Greece and Italy - major entry points for migrants - say there must be more burden-sharing in the EU, especially as they have been hit hard by the eurozone crisis. Migrants continue to board overcrowded, rickety boats, risking their lives. The recent deaths of hundreds of migrants in the Mediterranean highlighted their plight.
Asylum is granted to those who say they are fleeing persecution and who can convince the authorities that they would face harm or even death if they were to be sent back.
Nearly a quarter of asylum applications in the EU are handled by Germany. France is the second biggest destination for asylum seekers. But often English-speaking migrants head for the UK, which is home to large communities from Pakistan, Somalia and Middle Eastern countries.
Among the asylum seekers from Russia there are many Chechens, whose homeland was devastated by war between separatist rebels and Russian troops.
The asylum seekers from Serbia include many Roma and ethnic Albanians, who complain of discrimination in Serbia.
In the developed world the US is the top destination for asylum seekers, but Germany and France are second and third. Sweden, with a much smaller population, is fourth, ahead of the UK.
But it is important to remember that developing countries host more than 80% of the world's refugees. People fleeing conflict or persecution often end up in a neighbouring country - but many do not want to settle there permanently. Pakistan, with 1.6 million refugees, ranks highest for sheltering refugees. The vast majority of Afghan refugees are in Pakistan and Iran.
Most Syrian refugees are in neighbouring Turkey, Lebanon, Jordan and Iraq, and most have not made formal asylum claims.

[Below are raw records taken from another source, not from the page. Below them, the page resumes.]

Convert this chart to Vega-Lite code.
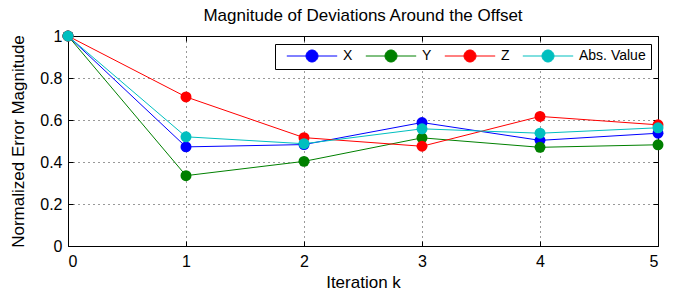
{
  "$schema": "https://vega.github.io/schema/vega-lite/v6.json",
  "width": 590,
  "height": 210,
  "autosize": {"type": "none"},
  "padding": {"left": 68, "top": 36, "right": 20, "bottom": 47},
  "background": "white",
  "title": {"text": "Magnitude of Deviations Around the Offset", "font": "Liberation Sans", "fontSize": 17, "fontWeight": "normal", "color": "black", "offset": 3},
  "config": {
    "view": {"stroke": "black", "strokeWidth": 1},
    "axis": {"labelFont": "Liberation Sans", "titleFont": "Liberation Sans", "labelFontSize": 16, "titleFontSize": 17, "titleFontWeight": "normal", "labelColor": "black", "titleColor": "black", "domainColor": "black", "tickColor": "black", "gridColor": "black", "gridDash": [1, 4], "gridOpacity": 0.8, "tickSize": -5, "domain": false}
  },
  "data": {"values": [
    {"k": 0, "s": "X", "v": 1}, {"k": 1, "s": "X", "v": 0.472}, {"k": 2, "s": "X", "v": 0.483}, {"k": 3, "s": "X", "v": 0.588}, {"k": 4, "s": "X", "v": 0.503}, {"k": 5, "s": "X", "v": 0.537},
    {"k": 0, "s": "Y", "v": 1}, {"k": 1, "s": "Y", "v": 0.335}, {"k": 2, "s": "Y", "v": 0.403}, {"k": 3, "s": "Y", "v": 0.515}, {"k": 4, "s": "Y", "v": 0.47}, {"k": 5, "s": "Y", "v": 0.482},
    {"k": 0, "s": "Z", "v": 1}, {"k": 1, "s": "Z", "v": 0.71}, {"k": 2, "s": "Z", "v": 0.516}, {"k": 3, "s": "Z", "v": 0.475}, {"k": 4, "s": "Z", "v": 0.617}, {"k": 5, "s": "Z", "v": 0.577},
    {"k": 0, "s": "Abs. Value", "v": 1}, {"k": 1, "s": "Abs. Value", "v": 0.52}, {"k": 2, "s": "Abs. Value", "v": 0.487}, {"k": 3, "s": "Abs. Value", "v": 0.558}, {"k": 4, "s": "Abs. Value", "v": 0.537}, {"k": 5, "s": "Abs. Value", "v": 0.563}
  ]},
  "layer": [
    {"mark": {"type": "line", "strokeWidth": 1},
      "encoding": {
        "x": {"field": "k", "type": "quantitative", "scale": {"domain": [0, 5], "nice": false, "zero": false},
          "axis": {"orient": "bottom", "title": "Iteration k", "values": [0, 1, 2, 3, 4, 5], "format": "d", "labelPadding": 12, "titlePadding": 5, "grid": true}},
        "y": {"field": "v", "type": "quantitative", "scale": {"domain": [0, 1], "nice": false},
          "axis": {"orient": "left", "title": "Normalized Error Magnitude", "values": [0, 0.2, 0.4, 0.6, 0.8, 1], "labelPadding": 11, "titlePadding": 12, "grid": true, "labelExpr": "datum.value == 0 || datum.value == 1 ? format(datum.value, 'd') : format(datum.value, '.1f')"}},
        "color": {"field": "s", "type": "nominal",
          "scale": {"domain": ["X", "Y", "Z", "Abs. Value"], "range": ["#0000ff", "#008000", "#ff0000", "#00bfbf"]},
          "legend": {"title": null, "orient": "none", "legendX": 207, "legendY": 8, "direction": "horizontal",
            "labelFont": "Liberation Sans", "labelFontSize": 14, "labelColor": "black", "labelOffset": 24,
            "symbolType": "M-4.2,0H4.2M1,0A1,1 0 1,1 -1,0A1,1 0 1,1 1,0Z", "symbolSize": 144, "symbolStrokeWidth": 1, "symbolOffset": 25,
            "columnPadding": 6, "padding": 5, "strokeColor": "black", "fillColor": "white",
            "encode": {"symbols": {"update": {"fill": {"scale": "color", "field": "value"}, "stroke": {"scale": "color", "field": "value"}, "opacity": {"value": 1}}}}}},
        "order": {"field": "k"}
      }},
    {"mark": {"type": "point", "filled": true, "size": 120, "opacity": 1, "shape": "circle"},
      "encoding": {
        "x": {"field": "k", "type": "quantitative", "axis": null},
        "y": {"field": "v", "type": "quantitative", "axis": null},
        "color": {"field": "s", "type": "nominal"}
      }},
    {"mark": {"type": "point", "opacity": 0},
      "encoding": {
        "x": {"field": "k", "type": "quantitative", "axis": {"orient": "top", "values": [0, 1, 2, 3, 4, 5], "labels": false, "title": null, "grid": false}},
        "y": {"field": "v", "type": "quantitative", "axis": {"orient": "right", "values": [0, 0.2, 0.4, 0.6, 0.8, 1], "labels": false, "title": null, "grid": false}}
      }}
  ],
  "resolve": {"axis": {"x": "independent", "y": "independent"}}
}
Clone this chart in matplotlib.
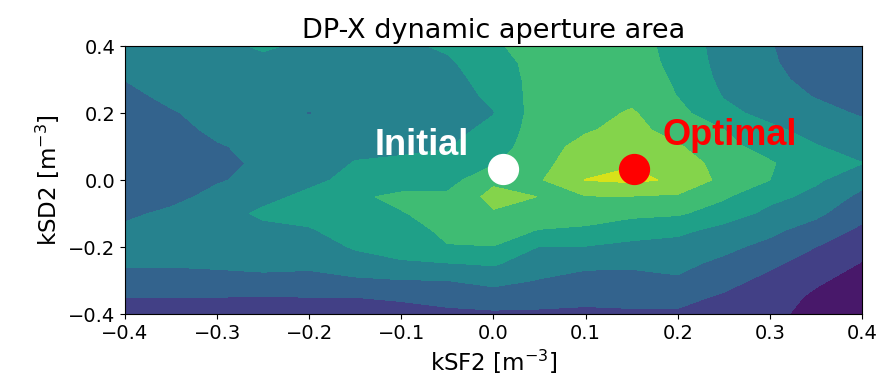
import numpy as np
import matplotlib
matplotlib.use('Agg')
import matplotlib.pyplot as plt

# scan grid [m^-3]
ksf2 = [-0.40, -0.35, -0.30, -0.25, -0.20, -0.15, -0.10, -0.05, 0.00,
        0.05, 0.10, 0.15, 0.20, 0.25, 0.30, 0.35, 0.40]
ksd2 = [0.40, 0.35, 0.30, 0.25, 0.20, 0.15, 0.10, 0.05, 0.00,
        -0.05, -0.10, -0.15, -0.20, -0.25, -0.30, -0.35, -0.40]

# dynamic aperture area, one row per kSD2 value (top row = kSD2 0.4)
da_area = [
    [3.35, 3.50, 3.60, 4.20, 3.70, 3.75, 3.80, 4.15, 4.90, 5.30, 5.40, 5.45, 4.60, 3.60, 3.05, 2.50, 2.30],
    [3.20, 3.40, 3.55, 3.60, 3.60, 3.70, 3.75, 3.85, 4.60, 5.35, 5.45, 5.50, 4.70, 3.65, 3.10, 2.60, 2.40],
    [3.02, 3.30, 3.50, 3.55, 3.50, 3.60, 3.70, 3.70, 4.35, 5.40, 5.50, 5.60, 4.85, 3.75, 3.20, 2.75, 2.55],
    [2.70, 3.25, 3.45, 3.50, 3.30, 3.50, 3.65, 3.65, 4.15, 5.45, 5.55, 5.75, 4.98, 3.95, 3.40, 2.95, 2.70],
    [2.50, 2.90, 3.40, 3.45, 2.95, 3.50, 3.60, 3.65, 3.97, 5.50, 5.65, 6.10, 5.30, 4.25, 3.70, 3.30, 2.90],
    [2.35, 2.60, 3.25, 3.40, 3.30, 3.60, 3.70, 3.75, 4.20, 5.55, 5.90, 6.30, 5.60, 5.00, 4.20, 3.65, 3.30],
    [2.30, 2.40, 2.90, 3.30, 3.40, 3.75, 3.88, 3.95, 4.50, 5.60, 6.30, 6.55, 6.10, 5.30, 4.60, 4.05, 3.65],
    [2.30, 2.35, 2.70, 3.20, 3.50, 4.05, 4.10, 4.30, 4.90, 5.70, 6.60, 6.93, 6.60, 5.55, 5.10, 4.35, 4.02],
    [2.35, 2.40, 2.90, 3.30, 3.75, 4.30, 4.50, 4.60, 5.80, 5.90, 7.02, 7.20, 6.85, 5.70, 5.00, 4.15, 3.35],
    [2.50, 2.70, 3.30, 3.70, 4.25, 4.85, 5.20, 5.20, 6.30, 5.98, 5.95, 5.95, 5.85, 5.10, 4.30, 3.70, 2.75],
    [2.80, 3.20, 3.50, 4.20, 4.40, 4.70, 4.95, 5.30, 5.90, 5.80, 5.40, 5.20, 5.10, 4.60, 3.70, 3.20, 2.30],
    [3.20, 3.40, 3.55, 3.70, 3.90, 4.50, 4.60, 5.20, 5.45, 4.95, 4.85, 4.50, 4.30, 3.60, 3.20, 2.60, 1.80],
    [3.40, 3.50, 3.50, 3.50, 3.50, 4.10, 4.30, 4.95, 4.97, 3.95, 3.95, 3.70, 3.50, 3.20, 2.75, 2.00, 1.30],
    [3.10, 3.10, 3.15, 3.25, 3.20, 3.55, 3.90, 3.95, 4.10, 3.45, 3.25, 3.15, 3.20, 2.80, 2.20, 1.50, 0.95],
    [2.60, 2.60, 2.70, 2.75, 2.70, 2.85, 2.95, 3.00, 3.30, 2.95, 2.60, 2.70, 2.90, 2.35, 1.70, 1.15, 0.60],
    [2.00, 2.00, 2.00, 1.95, 2.00, 2.00, 2.10, 2.30, 2.50, 2.35, 2.25, 2.30, 2.30, 1.85, 1.50, 0.80, 0.40],
    [1.60, 1.60, 1.60, 1.60, 1.65, 1.65, 1.70, 1.80, 1.85, 1.85, 1.80, 1.85, 1.85, 1.50, 1.30, 0.60, 0.25],
]
area_levels = [0, 1, 2, 3, 4, 5, 6, 7, 8]

# working points
initial_pt = (0.01, 0.033)
optimal_pt = (0.153, 0.033)

xticks = [-0.4, -0.3, -0.2, -0.1, 0.0, 0.1, 0.2, 0.3, 0.4]
yticks = [-0.4, -0.2, 0.0, 0.2, 0.4]

fig = plt.figure(figsize=(8.8, 3.89), dpi=100)
ax = fig.add_axes([0.142, 0.1928, 0.8375, 0.6889])

ax.contourf(ksf2, ksd2, np.array(da_area), levels=area_levels, cmap='viridis')

ax.plot(*initial_pt, 'o', color='white', markersize=21.5)
ax.plot(*optimal_pt, 'o', color='red', markersize=21.5)
ax.text(-0.129, 0.075, 'Initial', color='white', fontsize=26, fontweight='bold',
        family='Liberation Sans', ha='left', va='baseline')
ax.text(0.183, 0.104, 'Optimal', color='red', fontsize=26, fontweight='bold',
        family='Liberation Sans', ha='left', va='baseline')

ax.set_xlim(-0.4, 0.4)
ax.set_ylim(-0.4, 0.4)
ax.set_xticks(xticks)
ax.set_yticks(yticks)
ax.tick_params(labelsize=14)
ax.set_title('DP-X dynamic aperture area', fontsize=19.5)
ax.set_xlabel('kSF2 [m$^{-3}$]', fontsize=16.5)
ax.set_ylabel('kSD2 [m$^{-3}$]', fontsize=16.5)

fig.savefig('out.png', dpi=100)
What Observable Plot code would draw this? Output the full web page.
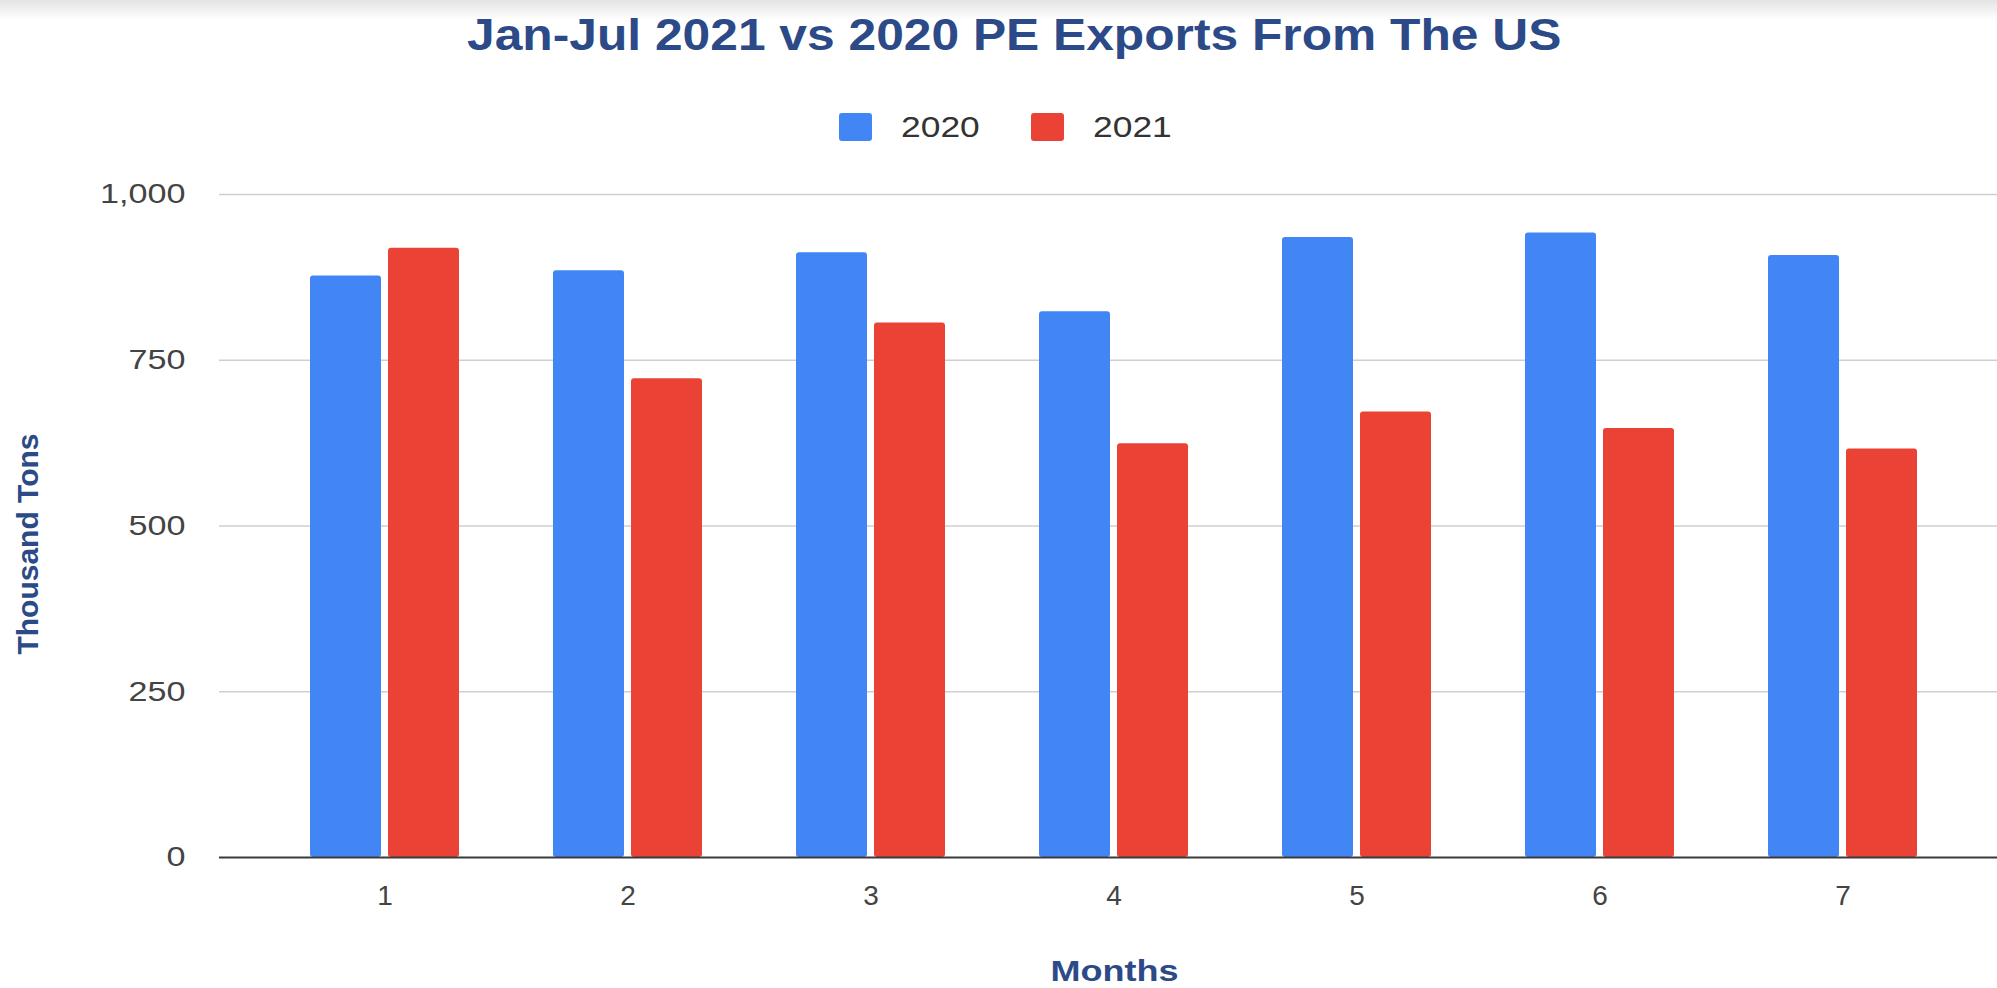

In such cases of massive displacement - Somalia is a similar case - those fleeing are automatically recognised as refugees, a spokesman for the UN refugee agency (UNHCR) told the BBC.
The refugees register and their stay is regulated, so they are protected from being sent back, the UNHCR's Andrej Mahecic said. It is not individual asylum processing as happens in Europe. Many countries do not have a national asylum system.
Globally Europe is the main place where asylum claims are processed. For many asylum seekers Europe is easier to reach overland or by boat, especially those fleeing conflicts in the Middle East or Africa. And people traffickers already have well-established smuggling routes to Europe.
The figures illustrate why immigration has become such a hot topic in Europe.
Globally Afghanistan ranks first in terms of asylum seekers' country of origin. But the war in Syria has pushed that country into second place. China and Pakistan are also major countries of origin. Both countries have anti-government minorities and dissidents who allege discrimination or persecution.